Case study · 04

Healthcare Digital Marketing

Uniting product and marketing to turn a disconnected roadmap into measurable growth.

Client
Steelgem
Year
2023–2024
Role
Director of Product Design
Tags
Product strategy · GTM · Growth
Two arcs converging into a tangerine arc, product and marketing merging into one motion

Context

Steelgem, a healthcare digital marketing company, had built a strong product but growth was lagging behind product quality. Product and marketing operated in parallel rather than in concert, and leadership needed a single owner to align vision, roadmap, and go-to-market.

Problem

Steelgem's product and marketing teams were operating on separate tracks, with no shared vision, inconsistent messaging, and a growth rate that didn't reflect the quality of what they'd built.

My role

Set a unified product and marketing vision that aligned cross-functional teams around shared objectives. Led go-to-market initiatives, championed iterative releases driven by real user feedback, and built feedback loops that let the team make decisions on data instead of opinion.

Key decisions

A few moves that mattered.

01

A shared product + marketing vision

Replaced two siloed roadmaps with one operating plan, shared OKRs, and a single narrative so every release reinforced the same story.

Two parallel gray roadmap lines converging into a single tangerine line

02

Iterative releases over big-bang launches

Shifted to smaller, faster releases informed by real user feedback, so marketing could test messaging against actual product behavior every cycle.

Stepped release blocks rising along an arc with a tangerine dot marking the current cycle

03

Feedback loops that made data the tiebreaker

Instrumented activation, engagement, and NPS signals and built the rituals (weekly reviews, qualitative research cadence) so decisions ran on data instead of opinion.
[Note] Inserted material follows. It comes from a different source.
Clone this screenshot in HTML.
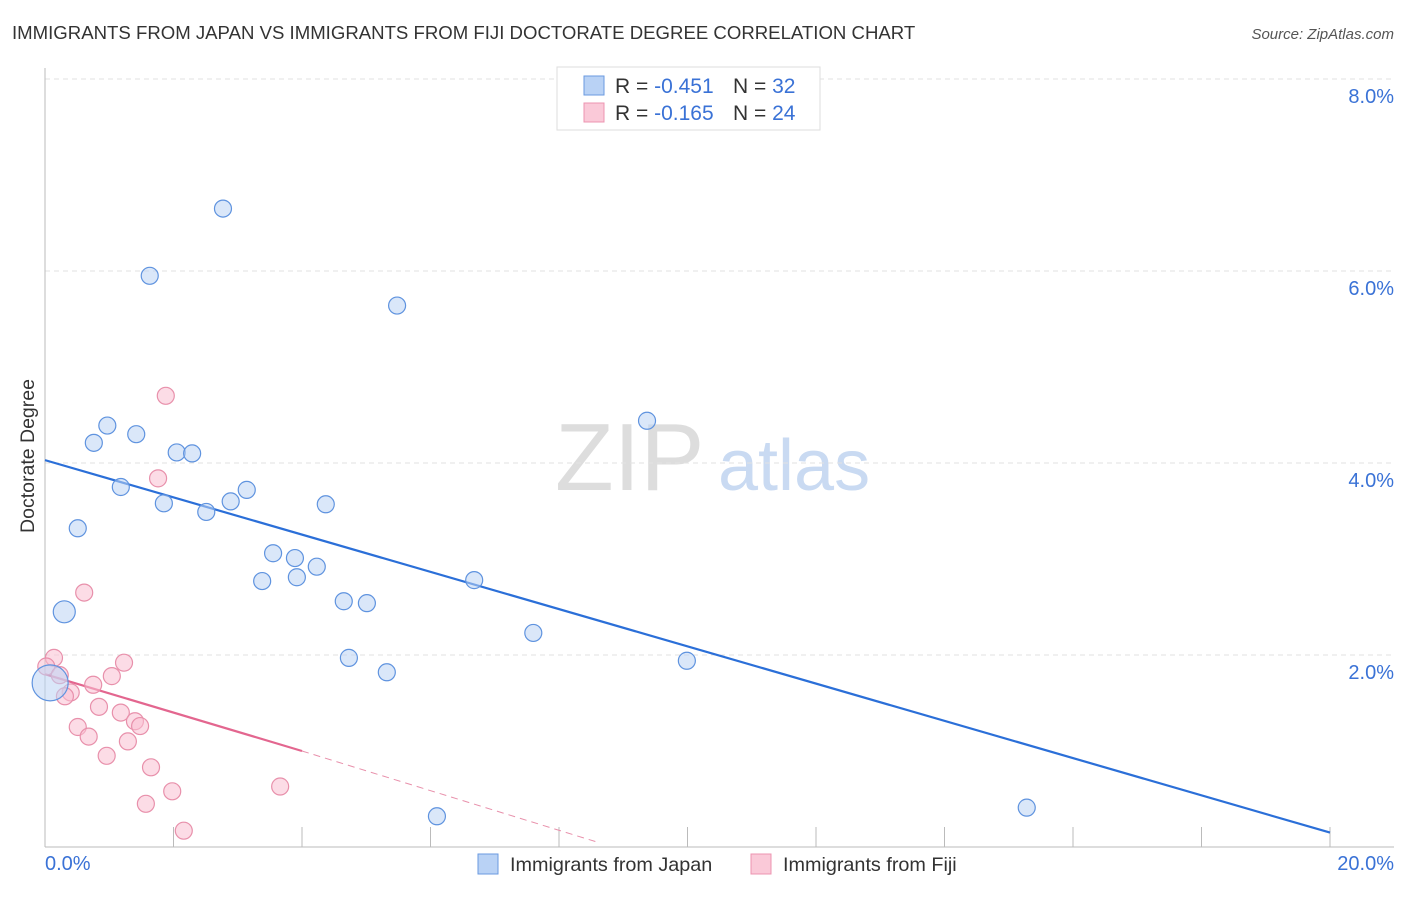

Circular feedback loop of charcoal arrows around a tangerine data node

Outcome

40%

Lift in inbound interest

30%

Revenue growth

25%

Increase in monthly active users

23→49

NPS improvement

This is the engagement I point to when founders ask what a founding-designer-level hire actually moves. Not just interfaces, the business.

What I'd do next

Extend the same operating model to customer success and lifecycle, tie NPS movement back to specific product bets, and scale the feedback-loop rituals as the team grows.